Opinion (Victor Davis Hanson, American military historian, columnist, political essayist and former classics professor): “Why do once-successful societies ossify and decline?
“Hundreds of reasons have been adduced for the fall of Rome and the end of the Old Regime in 18th-century France. Reasons run from inflation and excessive spending to resource depletion and enemy invasion, as historians attempt to understand the sudden collapse of the Mycenaeans, the Aztecs and, apparently, the modern Greeks. In literature from Catullus to Edward Gibbon, wealth and leisure — and who gets the most of both — more often than poverty and exhaustion implode civilization.

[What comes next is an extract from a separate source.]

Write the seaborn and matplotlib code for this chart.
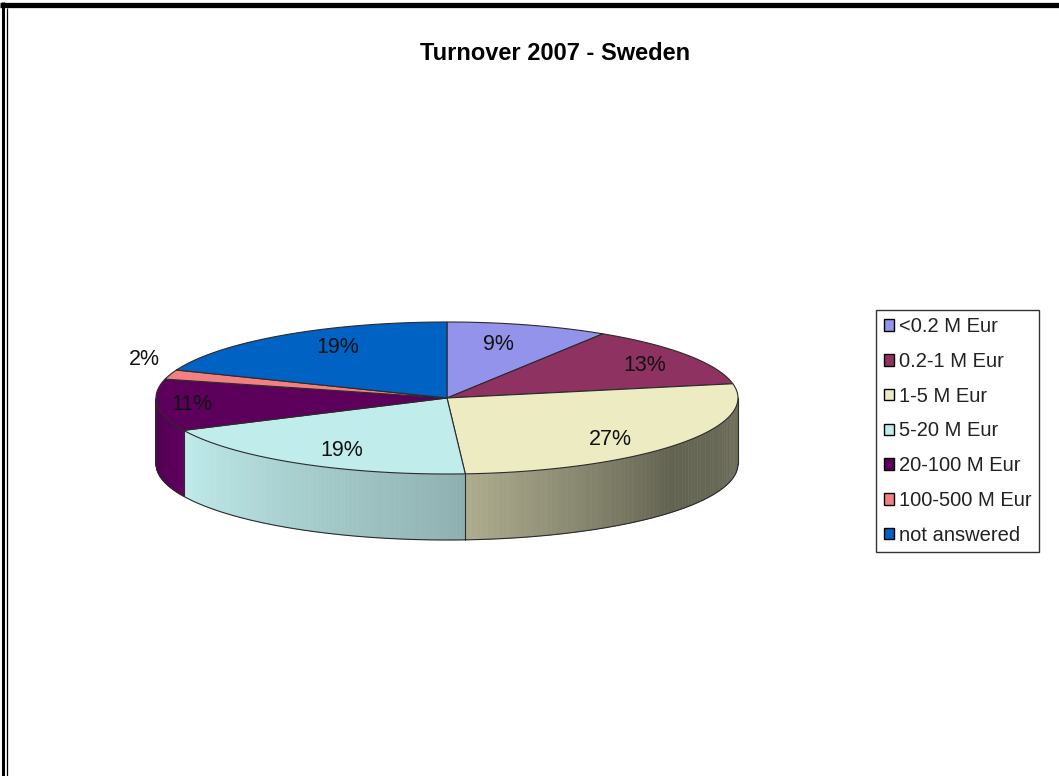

“One recurring theme seems consistent in Athenian literature on the eve of the city’s takeover by Macedon: social squabbling over slicing up a shrinking pie. Athenian speeches from that era make frequent reference to lawsuits over property and inheritance, evading taxes and fudging eligibility for the dole. After the end of the Roman Republic, reactionary Latin literature — from the likes of Juvenal, Petronius, Suetonius and Tacitus — pointed to ‘bread and circuses,’ as well as excessive wealth, corruption and top-heavy government.
“For Gibbon and later French scholars, ‘Byzantine’ became a pejorative description of a top-heavy Greek bureaucracy that could not tax enough vanishing producers to sustain a growing number of bureaucrats. In antiquity, inflating the currency by turning out cheap bronze coins was often the favored way to pay off public debts.”
My Comment: Everything repeats because our egoism has reigned in us from the day of man’s appearance on earth. But today we are talking openly about a new state of development of the individual and society: the state of “one family” that will occur 1) unwillingly through suffering or 2) easily and pleasantly by realizing the necessity.